Jason Momoa did a Saturday Night Live last night, and we’re reviewing it, because that’s what websites do.
So we start with Don Jr. reading Eric Trump a bedtime story because he’s scared of the “boogeyman in his closet,” which is eventually revealed to be Robert De Niro’s lackluster take on Robert Mueller. I guess there are a few good lines (the stupid Eric calling Paul Manafort “Mr. Pillowfort”), but having to drag yourself through this plodding administrative serial to get to the legendary “Live from New York…” is getting harder and harder by the week. Infantilizing political figures has gone beyond hack, and at this point it’s just lifeless and embarrassing. The best thing I can say about this mess is that Alec Baldwin wasn’t involved.

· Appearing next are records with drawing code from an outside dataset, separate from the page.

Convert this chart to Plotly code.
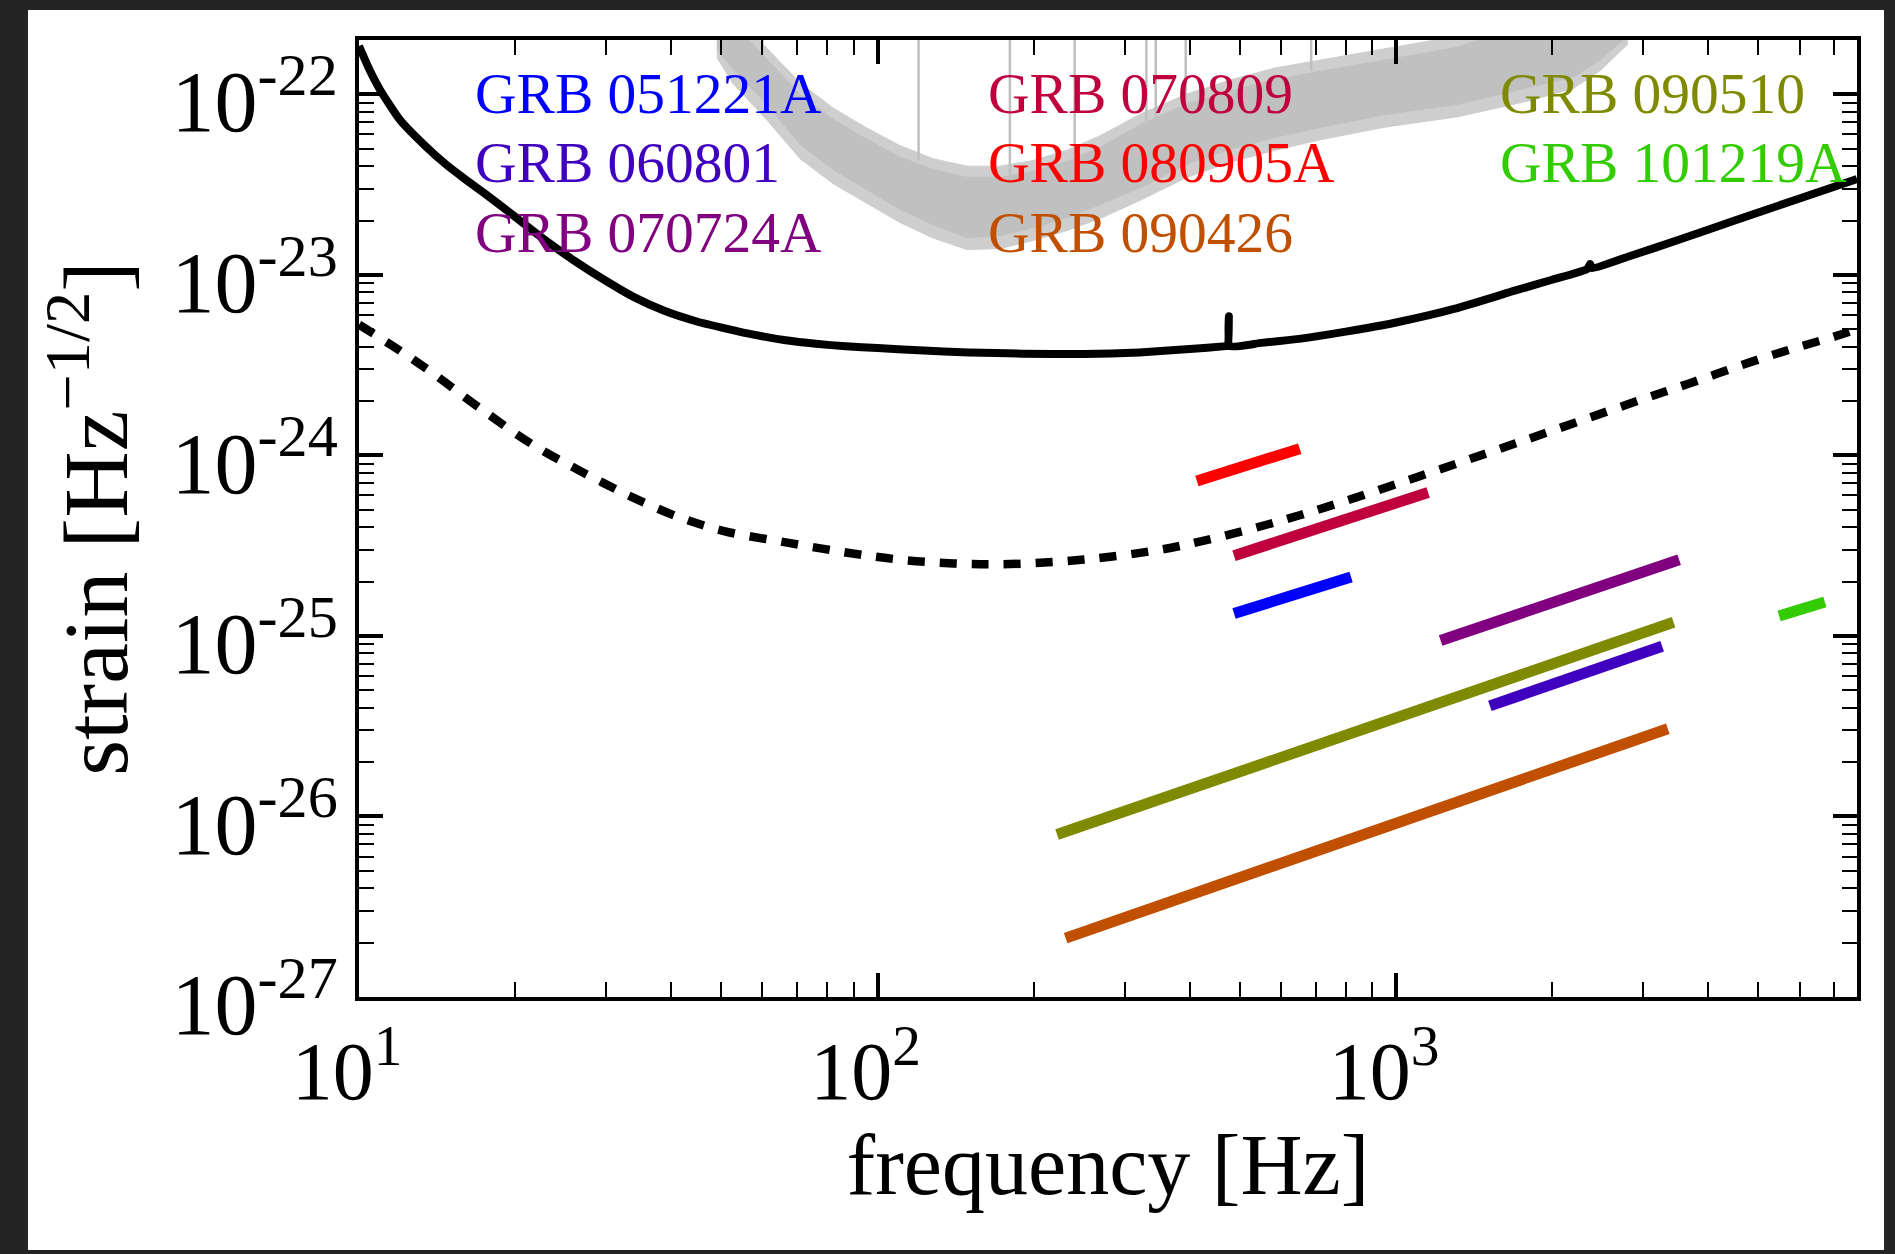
import numpy as np
import plotly.graph_objects as go

# ---------------- data ----------------
# solid black sensitivity curve
solid_f = [10, 10.5, 11, 12, 13.4, 14.7, 16, 17.4, 20, 22.7, 26, 29.7, 34, 38.9, 45,
           50.8, 58, 66.5, 76, 86.9, 100, 120, 150, 190, 250, 320, 400, 470, 474, 476,
           478, 550, 650, 800, 1000, 1300, 1700, 2000, 2340, 2367, 2390, 2800, 3500,
           4500, 6000, 7745]
solid_h = [1.85e-22, 1.35e-22, 1.05e-22, 7.2e-23, 5.2e-23, 4.1e-23, 3.4e-23, 2.85e-23,
           2.1e-23, 1.58e-23, 1.2e-23, 9.4e-24, 7.5e-24, 6.3e-24, 5.5e-24, 5.06e-24,
           4.65e-24, 4.34e-24, 4.15e-24, 4.02e-24, 3.93e-24, 3.82e-24, 3.72e-24,
           3.66e-24, 3.64e-24, 3.72e-24, 3.88e-24, 4.03e-24, 4.04e-24, 5.9e-24,
           4.05e-24, 4.2e-24, 4.42e-24, 4.85e-24, 5.45e-24, 6.5e-24, 8.2e-24, 9.4e-24,
           1.08e-23, 1.15e-23, 1.09e-23, 1.26e-23, 1.56e-23, 2.0e-23, 2.65e-23, 3.4e-23]

# dashed black curve
dash_f = [10, 12, 14, 17, 21.6, 26.7, 29.7, 33.1, 41, 50.8, 66.5, 86.9, 110, 140, 180,
          250, 350, 450, 600, 800, 1100, 1500, 2000, 2800, 3700, 5000, 6000, 7000, 7745]
dash_h = [5.3e-24, 3.8e-24, 2.8e-24, 1.85e-24, 1.15e-24, 8.2e-25, 7.0e-25, 6.0e-25,
          4.6e-25, 3.8e-25, 3.3e-25, 2.9e-25, 2.65e-25, 2.52e-25, 2.5e-25, 2.65e-25,
          3.0e-25, 3.5e-25, 4.35e-25, 5.6e-25, 7.6e-25, 1.03e-24, 1.37e-24, 1.92e-24,
          2.52e-24, 3.4e-24, 4.0e-24, 4.55e-24, 5.0e-24]

# grey measured noise: dense core (lower / upper) and spike tips (outer)
noise_f = [49.0, 52.6, 61.2, 70.9, 82.1, 95.4, 110.5, 128.0, 148.8, 172.3, 199.5,
           232.0, 268.6, 322.2, 393.6, 478.5, 584.3, 713.6, 956.6, 1311, 1805, 2200,
           2474, 2800]
noise_lo = [1.78e-22, 1.38e-22, 8.8e-23, 5.28e-23, 3.84e-23, 2.97e-23, 2.31e-23,
            1.90e-23, 1.61e-23, 1.65e-23, 1.83e-23, 2.08e-23, 2.45e-23, 3.05e-23,
            4.09e-23, 4.96e-23, 5.78e-23, 6.56e-23, 7.75e-23, 8.8e-23, 1.09e-22,
            1.25e-22, 1.55e-22, 2.1e-22]
noise_hi = [3.0e-22, 2.5e-22, 1.56e-22, 1.0e-22, 7.26e-23, 5.63e-23, 4.48e-23,
            3.84e-23, 3.47e-23, 3.47e-23, 3.74e-23, 4.25e-23, 5.08e-23, 6.82e-23,
            8.8e-23, 1.04e-22, 1.21e-22, 1.34e-22, 1.56e-22, 1.82e-22, 2.5e-22,
            2.8e-22, 3.0e-22, 3.5e-22]
noise_tip_lo = [1.6e-22, 1.15e-22, 7.2e-23, 4.4e-23, 3.2e-23, 2.5e-23, 1.95e-23,
                1.6e-23, 1.38e-23, 1.4e-23, 1.55e-23, 1.76e-23, 2.05e-23, 2.6e-23,
                3.45e-23, 4.2e-23, 4.9e-23, 5.6e-23, 6.6e-23, 7.5e-23, 9.2e-23,
                1.08e-22, 1.35e-22, 1.9e-22]
noise_tip_hi = [3.4e-22, 2.9e-22, 1.8e-22, 1.16e-22, 8.4e-23, 6.5e-23, 5.2e-23,
                4.4e-23, 4.0e-23, 4.0e-23, 4.3e-23, 4.9e-23, 5.9e-23, 7.8e-23,
                1.0e-22, 1.2e-22, 1.4e-22, 1.55e-22, 1.8e-22, 2.1e-22, 2.9e-22,
                3.2e-22, 3.4e-22, 4.0e-22]

# narrow lines in the grey noise
spike_f = [60, 120, 180, 240, 330, 344, 393, 686]
spike_lo = [1.4e-22, 4.3e-23, 3.6e-23, 4.6e-23, 7.0e-23, 7.4e-23, 9.0e-23, 1.35e-22]
spike_hi = [3e-22, 3e-22, 3e-22, 3e-22, 3e-22, 3e-22, 3e-22, 3e-22]

# GRB segments
grb_names = ["GRB 051221A", "GRB 060801", "GRB 070724A", "GRB 070809",
             "GRB 080905A", "GRB 090426", "GRB 090510", "GRB 101219A"]
grb_f0 = [487, 1517, 1219, 487, 413, 230.6, 222, 5480]
grb_f1 = [819, 3260, 3516, 1153, 652, 3343, 3430, 6714]
grb_h0 = [1.33e-25, 4.1e-26, 9.44e-26, 2.78e-25, 7.22e-25, 2.12e-27, 7.94e-27, 1.29e-25]
grb_h1 = [2.12e-25, 8.77e-26, 2.64e-25, 6.23e-25, 1.09e-24, 3.06e-26, 1.19e-25, 1.54e-25]
grb_colors = ["#0000ff", "#4000c0", "#800080", "#c0003c",
              "#ff0000", "#c04f00", "#7f8a00", "#33cc00"]

# axis ticks
x_major = [10, 100, 1000]
x_major_text = ["10<sup>1</sup>", "10<sup>2</sup>", "10<sup>3</sup>"]
y_major = [1e-27, 1e-26, 1e-25, 1e-24, 1e-23, 1e-22]
y_major_text = ["10<sup>-27</sup>", "10<sup>-26</sup>", "10<sup>-25</sup>",
                "10<sup>-24</sup>", "10<sup>-23</sup>", "10<sup>-22</sup>"]

# ---------------- layout constants ----------------
W, H = 1895, 1254
ML, MR, MT, MB = 359, 38, 40, 257
PW, PH = W - ML - MR, H - MT - MB
FONT = "Liberation Serif"
GREY = "#c0c0c0"
GREY_SOFT = "#cecece"

x_minor = [m * 10 ** d for d in (1, 2, 3) for m in range(2, 10) if m * 10 ** d < 7745]
y_minor = [m * 10.0 ** d for d in (-27, -26, -25, -24, -23, -22) for m in range(2, 10)
           if m * 10.0 ** d <= 2e-22]

fig = go.Figure()

# grey noise: spike-tip envelope (softer) then dense core
fig.add_trace(go.Scatter(x=noise_f, y=noise_tip_lo, mode="lines",
                         line=dict(color=GREY_SOFT, width=1), hoverinfo="skip"))
fig.add_trace(go.Scatter(x=noise_f, y=noise_tip_hi, mode="lines", fill="tonexty",
                         fillcolor=GREY_SOFT, line=dict(color=GREY_SOFT, width=1),
                         hoverinfo="skip"))
fig.add_trace(go.Scatter(x=noise_f, y=noise_lo, mode="lines",
                         line=dict(color=GREY, width=1), hoverinfo="skip"))
fig.add_trace(go.Scatter(x=noise_f, y=noise_hi, mode="lines", fill="tonexty",
                         fillcolor=GREY, line=dict(color=GREY, width=1), hoverinfo="skip"))
for f, lo, hi in zip(spike_f, spike_lo, spike_hi):
    fig.add_trace(go.Scatter(x=[f, f], y=[lo, hi], mode="lines",
                             line=dict(color=GREY, width=2.5), hoverinfo="skip"))

# sensitivity curves
fig.add_trace(go.Scatter(x=solid_f, y=solid_h, mode="lines",
                         line=dict(color="black", width=8, shape="spline", smoothing=0.5)))
fig.add_trace(go.Scatter(x=dash_f, y=dash_h, mode="lines",
                         line=dict(color="black", width=8.5, dash="17px,15px",
                                   shape="spline", smoothing=1.0)))

# GRB segments
for f0, f1, h0, h1, c in zip(grb_f0, grb_f1, grb_h0, grb_h1, grb_colors):
    fig.add_trace(go.Scatter(x=[f0, f1], y=[h0, h1], mode="lines",
                             line=dict(color=c, width=11)))

# legend labels (text)
col_x = [473, 986, 1498]
row_y = [93, 162, 232]
pos = [(0, 0), (0, 1), (0, 2), (1, 0), (1, 1), (1, 2), (2, 0), (2, 1)]
for name, c, (ci, ri) in zip(grb_names, grb_colors, pos):
    fig.add_annotation(xref="paper", yref="paper",
                       x=(col_x[ci] - ML) / PW, y=(H - MB - row_y[ri]) / PH,
                       xanchor="left", yanchor="middle", showarrow=False,
                       text=name, font=dict(family=FONT, size=57.5, color=c))

axis_common = dict(type="log", showline=True, linewidth=4, linecolor="black",
                   mirror="ticks", ticks="inside", ticklen=24, tickwidth=3.5,
                   tickcolor="black", showgrid=False, zeroline=False,
                   tickmode="array")

fig.update_xaxes(**axis_common, range=[1, np.log10(7745)],
                 tickvals=x_major, ticktext=x_major_text, ticklabelshift=-12,
                 tickfont=dict(family=FONT, size=82, color="black"),
                 minor=dict(tickmode="array", tickvals=x_minor, ticks="inside",
                            ticklen=15, tickwidth=2, tickcolor="black", showgrid=False),
                 title=dict(text="frequency [Hz]", font=dict(family=FONT, size=86),
                            standoff=12))
fig.update_yaxes(**axis_common, range=[-27, np.log10(2e-22)],
                 tickvals=y_major, ticktext=y_major_text, ticklabelshift=7,
                 tickfont=dict(family=FONT, size=86, color="black"),
                 minor=dict(tickmode="array", tickvals=y_minor, ticks="inside",
                            ticklen=15, tickwidth=2, tickcolor="black", showgrid=False),
                 title=dict(text="strain [Hz<sup>\u22121/2</sup>]",
                            font=dict(family=FONT, size=92), standoff=14))

fig.update_layout(
    width=W, height=H, autosize=False,
    margin=dict(l=ML, r=MR, t=MT, b=MB, pad=0),
    paper_bgcolor="#242424", plot_bgcolor="white", showlegend=False,
    font=dict(family=FONT, color="black"),
    shapes=[dict(type="rect", xref="paper", yref="paper", layer="below",
                 x0=(28 - ML) / PW, x1=(1884 - ML) / PW,
                 y0=(H - MB - 1250) / PH, y1=(H - MB - 10) / PH,
                 fillcolor="white", line=dict(width=0))],
)

fig.write_html("out.html", config={"displayModeBar": False},
               post_script="document.body.style.margin='0';"
                           "document.body.style.overflow='hidden';")
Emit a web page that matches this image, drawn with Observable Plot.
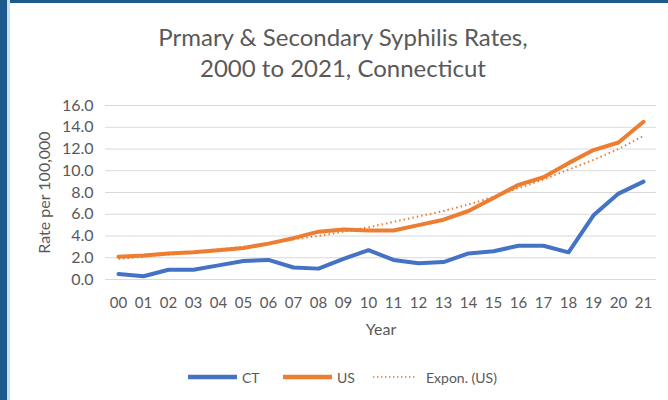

Jason Momoa did his monologue without shoes on, and I’ll admit it, he exudes an undeniable charm that made it easier to get through what was kind of a meandering joke about his… hotness? Success? (He’s married to Lisa Bonet?! WTF?!?!) It felt like everyone was just so excited to have Aquaman around, they forgot to give him any heavy lifting to do, which is honestly fine. Leslie Jones, Chris Redd, and 30 Rock Immortal Kenan Thompson had a fun time pitching funky Aquaman theme songs though, and Momoa’s an adept enough performer to know his place: a charming, muscle-bound freak that commits to the bit.
Now that I’ve met my contractual obligation to discuss the cold open, guest host, and monologue, I’ll get to what this episode did right.
While it’s a simple enough premise—Jason Momoa’s traumatized Elf on the Shelf is forced to watch his assigned child enter adolescence by discovering masturbation—the performances are really solid, and I love the contrast between the positive younger Shelf Elves and Momoa’s tired, jaded Shelf Elf. I have this theory based on nothing that SNL is only funny when it gets weird or loud, and Elf Momoa’s unwillingness to pass judgement on his assigned child makes this creepy sketch oddly endearing.
This is one of those “I can’t believe this wasn’t a thing already sketches.” Remember in like 2010 when companies tried marketing to MEN by making everything oversized and full of testosterone? This is that—it’s straightforward, funny enough, and obviously a genuine idea that’s been thrown out in many a corporate boardroom.
Can this just be the cold open from now on? Let’s finally put Alec Baldwin’s weird, off putting, spitting man out to pasture and let Darius Trump provide whatever weekly political commentary SNL seems to need to write about. “Them Trumps” got to the point, and SNL Undead Kenan Thompson’s Darius Trump is just a funnier character than Donald Trump. Donald Trump is not funny. I mean, he is, but representations of him are not… unless they’re black.
Mumford and his sons performed. They were men with guitars who sang about love. Not funny.
Weekend Update was Weekend Update. The handsome boys made jokes about things happening in the news. Other people did other things. Sounds like a Weekend Update, alright.
There was a really bad sketch after the handsome boys in which Jason Momoa plays the fourth ghost of Christmas whose thing is that he’s “extra”? The sketch felt kind of outdated, like something out of 2004 and that the joke is Jason Momoa seems… kinda “gay?” It’s weird and not very funny, but Momoa commits in a way that makes it watchable. Plus, it’s sort of funny when Tiny Tim just points him out. (“So… they can see you?” “I guess.”)
Mumford and his sons performed yet again. They sang slowly this time and the lights were low. I think it was about love.
(If you want to hear more from Mumford and his boys, here’s some stuff they did for Daytrotter back in the day.)
“I’m Gemma. I’m British. I got a brand new vagina today… Don’t make me laugh it’ll come loose.” There is so much going on in this sketch, and while I don’t love all of it, the sheer weirdness of it all sort of works. Cecily Strong’s character is so uncomfortably hilarious, and Momoa’s character is so in love with her. I’m not super sure about the point of this sketch, and it probably would have been better if there was one, but the lines it produced were funny enough.
It was a surprisingly watchable SNL overall. Jason Momoa is the ideal host: a captivating entertainer that’s up for anything and more than happy to shit on himself a bit if it gets a laugh. SNL played down the politics and amplified the absurd, resulting in an episode that was consistently fun, if not always funny.